The other aspect is whether 10,000 hours is sufficient and about this there are definitely differing opinions. The main alternate hypothesis is that to reach the top level, you need 10,000 hours *and* you need some innate talent. This would imply you could put in 10,000 hours and still not be internationally competitive. However, nobody runs this study because who wants to spend 10,000 hours and then still be mediocre.
My old friend Fernand Gobet (also from CMU) was a professional chess player for many years before leaving chess for Psychology and strongly asserts that there is too much evidence for talent being important. He is pretty sure expertise comes from 10,000 + talent (and should be skeptical of the DanPlan).
In real life, people who put in 10,000 hours are probably responding to a lot of encouragement from trainers, teachers, and coaches who might also be picking up signs of some additional innate talent.
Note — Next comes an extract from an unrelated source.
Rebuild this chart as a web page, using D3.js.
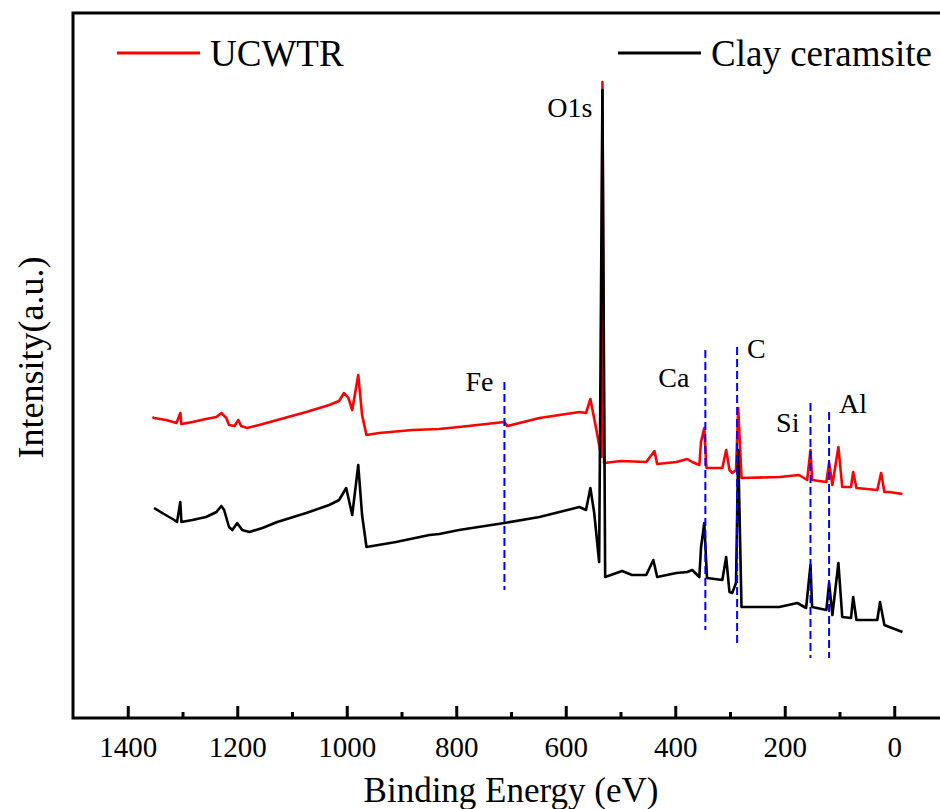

This is probably good for training but bad for science because if you only reach 10,000 hours if you already have talent, the variables are confounded and we can’t test the hypothesis.
In addition, Ericsson has also pointed out that it’s almost certainly not just any old 10,000 hours, but probably requires what he calls “deliberate practice” — which means 10,000 hours practicing the “right” things. Sadly, we also don’t really know exactly what this is, even for golf. So if the DanPlan doesn’t make pro level at 10k hours, he might simply not have gotten the right coaching (or he was missing the talent, we’ll never know).
My own guess is that 10,000 hours will get you pretty far on it’s own (I’m a learning researcher after all). But I’m sympathetic to the idea that talent kicks in somewhere. Maybe it distinguishes among those in the top 0.1%? Or 1%? Or is it even top 10%?